60       En résumé, la question de savoir si le contribuable a ou non une source de revenu doit être tranchée en fonction de la commercialité de l'activité en cause. Lorsque l'activité ne comporte aucun aspect personnel et qu'elle est manifestement commerciale, il n'est pas nécessaire de pousser l'examen plus loin. Lorsque l'activité peut être qualifiée de personnelle, il faut alors déterminer si cette activité est ou non exercée d'une manière suffisamment commerciale pour constituer une source de revenu.   

[...]

63       Même si l'appelant avait utilisé une seule ou plusieurs des propriétés à son avantage personnel, le ministre ne pourrait pas conclure sans plus à l'inexistence d'une entreprise. Le contribuable qui se trouve dans une telle situation devrait avoir l'occasion d'établir que son intention prédominante était de tirer un profit de l'activité et que celle-ci était exercée conformément à des normes objectives de comportement d'homme d'affaires sérieux. La question de l'existence d'une expectative raisonnable de profit peut être un facteur à prendre en considération dans cette analyse.

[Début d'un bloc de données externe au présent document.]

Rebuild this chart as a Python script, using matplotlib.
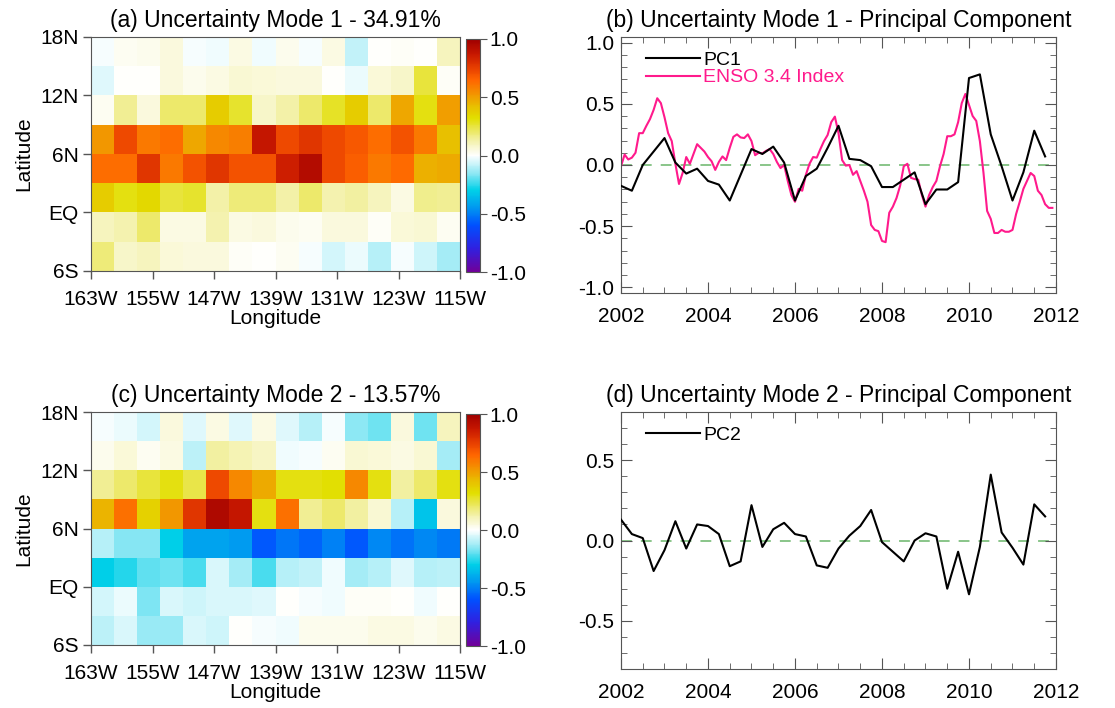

[25]     Étant donné les éléments personnels décrits ci-haut, les appelants n'avaient pas un but commercial bona fide quant à la propriété à Mississauga. De plus, la propriété à Mississauga n'était pas exploitée d'une façon commerciale. Ceci est clair vu que les décisions concernant la propriété à Mississauga étaient prises en fonction des besoins du fils des appelants et non pas dans un but de produire un profit. Un homme d'affaire sérieux ne fixe pas le loyer en fonction de la capacité de payer du locataire, tel que l'ont fait les appelants. Par conséquent, la propriété à Mississauga ne peut être considérée comme étant une source de revenu tiré d'une entreprise ou d'un bien et les appelants ne peuvent pas déduire des dépenses reliées à cette propriété.

Frais divers additionnels

[26]     Les frais additionnels déduits en 1995 sont énumérés comme suit, à l'annexe C de la pièce A-5[2] déposée par les appelants :

Office, auto fournitures, réunions, voyage, comptabilité et téléphone      11 067,56 $

Amortissement - ordinateur 1990                                                              329,76 $

Mise à jour de l'ordinateur - 1991                                                              787,66 $

Imprimante - 1991                                                                                   824,24 $

Télécopieur - 1994                                                                                            659,38 $

DPA pour 1994 ordinateur, imprimante, fax                                               572,34 $

DPA pour 1995 ordinateur, imprimante, fax                                               447,88 $

                                                                                                          14 688,82 $

[27]     L'appelante Carmelle Vachon a témoigné en contre-interrogatoire qu'à peu près 97 pour cent du montant de 11 067,56 $ des dépenses réclamées semble représenter des dépenses reliées à la propriété à Mississauga, tel que les frais de voyages encourus en 1995 pour les déplacements à Mississauga en vue de s'occuper de l'entretien de la maison après la vente de cette dernière mais avant la dépossession de celle-ci. Les dépenses reliées à la propriété à Mississauga ne sont pas déductibles étant donné que la propriété à Mississauga n'était pas une source de revenu d'entreprise ou de bien. De plus, en 1995 les appelants avaient déjà vendu la propriété à Mississauga. Ils ne pourraient donc, de toute façon, déduire des dépenses engendrées en 1995 par rapport à cette propriété. Il n'y a aucune preuve que ces dépenses ont été encourues pour la propriété. Certaines des dépenses réclamées en 1995 ont été engendrées en 1994 et de ce fait ne sont pas déductibles.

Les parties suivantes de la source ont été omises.